CHARLOTTE, N.C. - A Channel 9 investigation uncovered how dozens of city workers have retired, only to be rehired by the same department.
Those employees are receiving their city pensions and new salaries in a practice that many call double dipping.
The list includes several fire inspectors, like John Thompson. He currently makes $73,681.40 as a senior inspector for the department, and takes in another $72,933 per year from his Charlotte Fire Department pension.
Fellow fire inspectors Fred Lowery and Paul Williams Jr. and emergency management planner Larry Goff also take in more than $100,000 annually between their pensions and salaries.
Capt. Rob Brisley retired from his job as public information officer and receives $82,105 in an annual pension. The department then temporarily rehired him on a contract basis, paying him $43 an hour.
"Clearly that's a very questionable use of local money,” said Michael Lowrey of conservative think tank the John Locke Foundation.
Lowrey showed Channel 9 how other states warn retirees about the possible tax consequences of retiring and receiving benefits and then getting rehired by the same department.
The same rules apply in North Carolina.
"If they are retiring below a certain age, they have to be engaged in a real retirement. It can't be a sham.It can't be a trick. That's the bigger issue, because if the IRS comes calling, it can get really expensive really fast,” Lowrey said.
Jack Petty worked for the North Carolina Department of Transportation for 37½ years.
When he retired in 2004, he accepted an offer to work for a Maryland consulting company as a surveyor on the Highway 321 widening project.
In 2010, he got a letter demanding that he pay back more $60,000 into his state retirement fund.
"I just could not comprehend. I thought it was a mistake,” Petty said.
The state retirement system said Petty broke the rules by returning to work for the private Maryland company, because it was receiving funds from North Carolina and he made more than half of his retirement salary.
Petty said he is repaying $1,000 each month
However, Petty doesn't believe that he was double dipping.
"I felt like I had earned the retirement that was set out in the rules and I had worked that minimum 30 years,” he said. “And to go back with a separate entity, a separate company, I had no idea. If I had, I wouldn't have (gone)."
The Charlotte -Mecklenburg Police Department sent Channel 9 its rules, which are similar to those of the NCDOT.
It also shared a list of 40 retirees who are back at work for the department.
While receiving their pensions, the employees can earn either 50 percent of their gross retirement pay or $31,000, whichever is greater.
The Charlotte Fire Department has its own retirement system.
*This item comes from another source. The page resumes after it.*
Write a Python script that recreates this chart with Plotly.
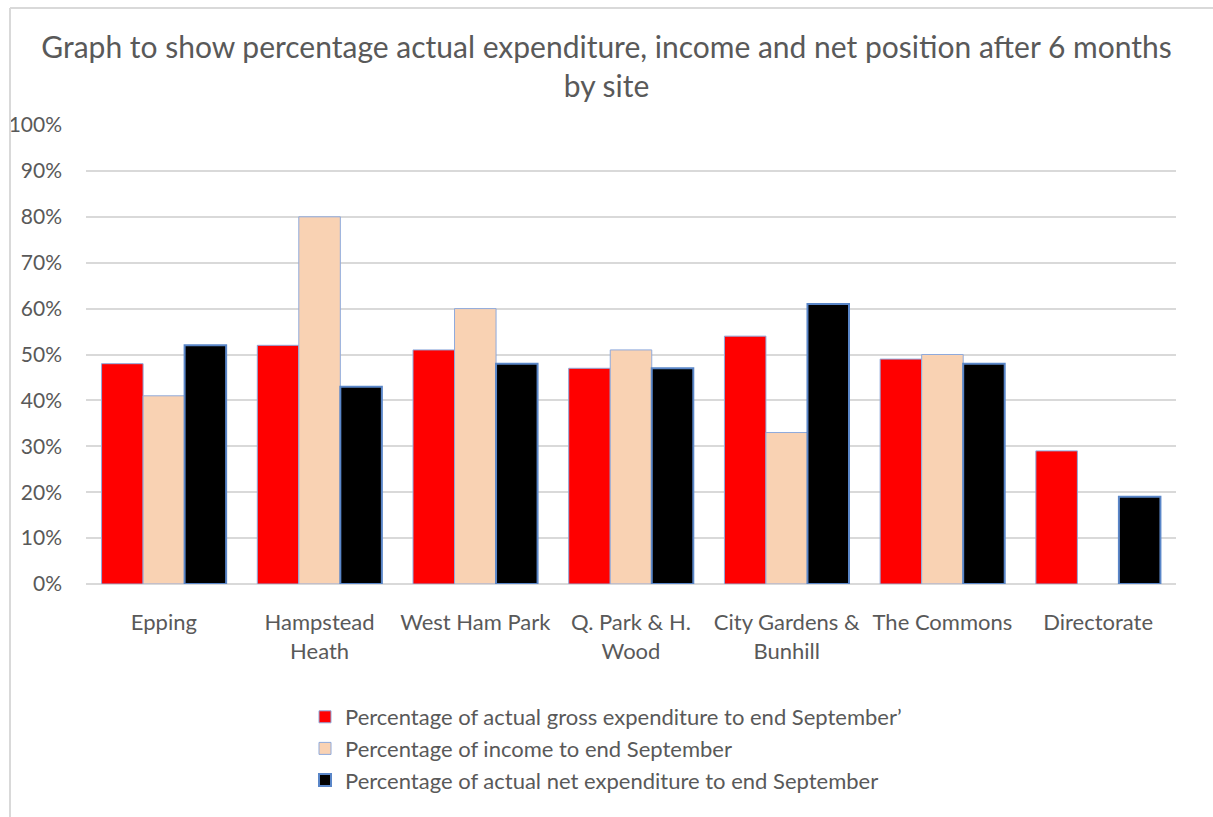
import plotly.graph_objects as go

categories = ["Epping", "Hampstead<br>Heath", "West Ham Park", "Q. Park & H.<br>Wood",
              "City Gardens &<br>Bunhill", "The Commons", "Directorate"]
gross_exp = [48, 52, 51, 47, 54, 49, 29]
income = [41, 80, 60, 51, 33, 50, None]
net_exp = [52, 43, 48, 47, 61, 48, 19]
series_names = ["Percentage of actual gross expenditure to end September\u2019",
                "Percentage of income to end September",
                "Percentage of actual net expenditure to end September"]

W, H = 1213, 817
L, R, T, B = 86, 37, 125, 233
FONT = "Lato"
GREY = "#595959"

fig = go.Figure()
fig.add_bar(x=categories, y=gross_exp, name=series_names[0],
            marker=dict(color="#FF0000", line=dict(color="#8FAADC", width=1)))
fig.add_bar(x=categories, y=income, name=series_names[1],
            marker=dict(color="#F9D2B3", line=dict(color="#8FAADC", width=1)))
fig.add_bar(x=categories, y=net_exp, name=series_names[2],
            marker=dict(color="#000000", line=dict(color="#5A86C8", width=2)))

pw, ph = W - L - R, H - T - B
def px(x):
    return (x - L) / pw
def py(y):
    return (H - B - y) / ph

fig.update_layout(
    width=W, height=H,
    margin=dict(l=L, r=R, t=T, b=B, autoexpand=False),
    paper_bgcolor="white", plot_bgcolor="white",
    barmode="group", bargap=0.2, bargroupgap=0,
    font=dict(family=FONT, color=GREY),
    title=dict(text="Graph to show percentage actual expenditure, income and net position after 6 months<br>by site",
               x=0.5, xanchor="center", xref="container",
               y=1 - 58 / H, yanchor="middle", yref="container",
               font=dict(family=FONT, size=30, color=GREY)),
    xaxis=dict(showgrid=False, showline=False, ticks="", tickfont=dict(size=22, color=GREY),
               ticklabelstandoff=23),
    yaxis=dict(range=[0, 100], dtick=10, ticksuffix="%", showgrid=True, gridcolor="#D9D9D9",
               gridwidth=1.5, zeroline=True, zerolinecolor="#D9D9D9", zerolinewidth=1.5,
               showline=False, ticks="", tickfont=dict(size=21, color=GREY),
               ticklabelstandoff=23, fixedrange=True),
    legend=dict(x=px(305), xanchor="left", y=py(696), yanchor="top",
                font=dict(size=22, color=GREY), tracegroupgap=0,
                bgcolor="rgba(0,0,0,0)"),
    showlegend=True,
    shapes=[
        dict(type="line", xref="paper", yref="paper", x0=px(10), x1=px(W + 5), y0=py(8), y1=py(8),
             line=dict(color="#D9D9D9", width=2)),
        dict(type="line", xref="paper", yref="paper", x0=px(10), x1=px(10), y0=py(8), y1=py(H + 5),
             line=dict(color="#D9D9D9", width=2)),
    ],
)

fig.write_html("out.html")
The offices are in a building on East Fourth Street.
Unlike other city workers, Charlotte firefighters can retire and be rehired by the department full time after 30 days. The department considers them new employees and does not allow them to do the work in the same position.
There is no limit on how much they can make.
None of the people who have been rehired agreed to an interview, but the department sent a statement that reads, in part: "Charlotte fire employees are highly skilled professionals who receive training in many specialized areas. If we can continue to bring their expertise -- including after retirement -- to the department and the residents of Charlotte, that is a benefit to everyone."
The city said it isn't aware of any situation that would jeopardize the Charlotte Fire Pension's tax-deferred status.
Channel 9 contacted several council members about the rehiring of retired Charlotte fire employees.
Councilman David Howard supported the idea.
"I could understand the benefit of rehiring veterans for positions. I think the fact they are able to work full time is a state question, not a city question, because it is state law,” Howard said.
Lowrey believes that Charlotte Fire's pension goes beyond its original intention of providing for firefighters and their loved ones after they retire.
"We have a fire department that isn't being a good steward of the hard-earned money that we as taxpayers are giving them,” he said.